111 Worcester St.  (Route 140)
North Grafton, MA 01536

GPS Coordinates: 42°13'17.3"N 71°42'02.4"W


The Quinsigamond River is a river in central Massachusetts. It is a tributary of the Blackstone River and ultimately drains into Narragansett Bay. Although the Quinsigamond has many small tributaries and drains a sizable area, the river proper is only 5.6 miles long. The Quinsigamond River flows south out of Lake Quinsigamond in Worcester and Shrewsbury, MA, flows through North Grafton and Grafton to South Grafton, making its way to the Blackstone River in Fisherville, and then on to Narragansett Bay.

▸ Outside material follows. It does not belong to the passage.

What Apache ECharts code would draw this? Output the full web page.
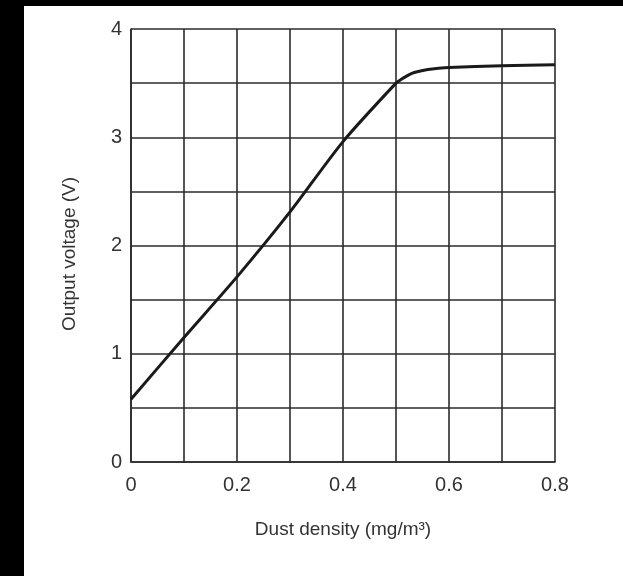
<!DOCTYPE html>
<html>
<head>
<meta charset="utf-8">
<script src="https://cdn.jsdelivr.net/npm/echarts@6/dist/echarts.min.js"></script>
<style>
  html, body { margin: 0; padding: 0; background: #000; width: 623px; height: 576px; overflow: hidden; }
  #chart { position: absolute; left: 24px; top: 6px; width: 599px; height: 570px; background: #fff; }
</style>
</head>
<body>
<div id="chart"></div>
<script>
// dust density (mg/m3) vs output voltage (V)
const density = [0, 0.1, 0.2, 0.3, 0.4, 0.5, 0.51, 0.52, 0.53, 0.54, 0.56, 0.58, 0.6, 0.7, 0.8]
const voltage = [0.58, 1.15, 1.71, 2.31, 2.96, 3.5, 3.535, 3.565, 3.59, 3.605, 3.625, 3.637, 3.645, 3.66, 3.67]
const xTicks = [0, 0.2, 0.4, 0.6, 0.8]
const yTicks = [0, 1, 2, 3, 4]

const chart = echarts.init(document.getElementById('chart'))

const gridLine = { show: true, lineStyle: { color: '#2b2b2b', width: 1.6 } }
const labelFont = { color: '#333', fontFamily: 'Liberation Sans', fontSize: 20 }
const nameFont = { color: '#333', fontFamily: 'Liberation Sans', fontSize: 19 }

chart.setOption({
  animation: false,
  grid: { left: 107, top: 23, width: 424, height: 433 },
  xAxis: {
    type: 'value', min: 0, max: 0.8, interval: 0.1,
    name: 'Dust density (mg/m³)', nameLocation: 'middle', nameGap: 58,
    nameTextStyle: nameFont,
    axisLine: { show: true, lineStyle: { color: '#2b2b2b', width: 1.6 } },
    axisTick: { show: false },
    splitLine: gridLine,
    axisLabel: Object.assign({}, labelFont, {
      margin: 13,
      formatter: v => xTicks.some(t => Math.abs(t - v) < 1e-9) ? String(Math.round(v * 10) / 10) : ''
    })
  },
  yAxis: {
    type: 'value', min: 0, max: 4, interval: 0.5,
    name: 'Output voltage (V)', nameLocation: 'middle', nameGap: 52,
    nameTextStyle: Object.assign({}, nameFont, { padding: [0, 17, 0, 0] }),
    axisLine: { show: true, lineStyle: { color: '#2b2b2b', width: 1.6 } },
    axisTick: { show: false },
    splitLine: gridLine,
    axisLabel: Object.assign({}, labelFont, {
      margin: 9,
      padding: [6, 0, 0, 0],
      formatter: v => yTicks.includes(v) ? String(v) : ''
    })
  },
  series: [{
    type: 'line',
    data: density.map((d, i) => [d, voltage[i]]),
    smooth: 0.25,
    symbol: 'none',
    lineStyle: { color: '#1a1a1a', width: 3, join: 'round' }
  }]
})
</script>
</body>
</html>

Ekblaw Landing Access: This public river access is perfect for launching your kayak or canoe for a paddling adventure either upstream to the Snow Marsh, or downstream to Lake Ripple. If you head upstream you’ll paddle by great stands of native vegetation, through the tunnel under the Mass Turnpike, maybe spot a beaver lodge on the right just after you leave the tunnel, and then slip into the Snow Marsh. If you paddle downstream, you’ll enjoy a lazy paddle on the river and then experience Lake Ripple from a whole new perspective. It’s flat water all around, until you get to the dam. Portage around it or head back to Ekblaw Landing.

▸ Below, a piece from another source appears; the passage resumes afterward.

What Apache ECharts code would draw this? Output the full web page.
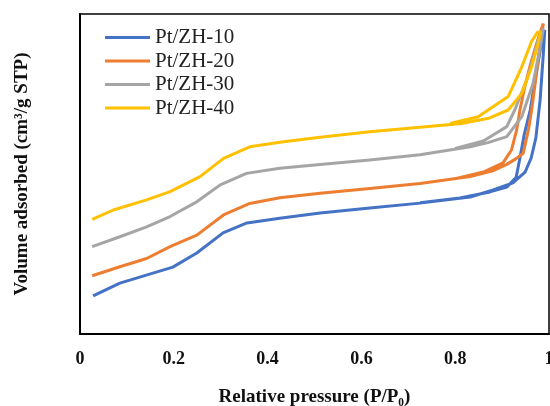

Suitable for all skill levels­­­­­­­­­­­­­­­­­­­­: YES
Parking on site: 10 spaces, ADA accessible
Restrooms: None
Access: Boat ramp

Supervising Entity: Grafton Land Trust

Click here for more information.

Other information:  Snow Marsh: This beautiful 59-acre marsh is permanently protected thanks to MassWildlife and Ducks Unlimited, and is accessed from the Ekblaw Landing.  It is a rich wildlife habitat that abounds in painted turtles, frogs, great blue heron, kingfisher, redwing blackbirds, and of course the swans, as well as native aquatic flora such as arrow arum, arrowhead, and pickerel weed. Enjoy the sights and sounds of the marsh, and depending on water level, you may be able to paddle north to the confluence of Big Bummet Brook near the back of Washington Mills. Keep going on the Bummet as it curves to the east, but usually the railroad bridge is the stopping point unless water is low and you can slide under the bridge.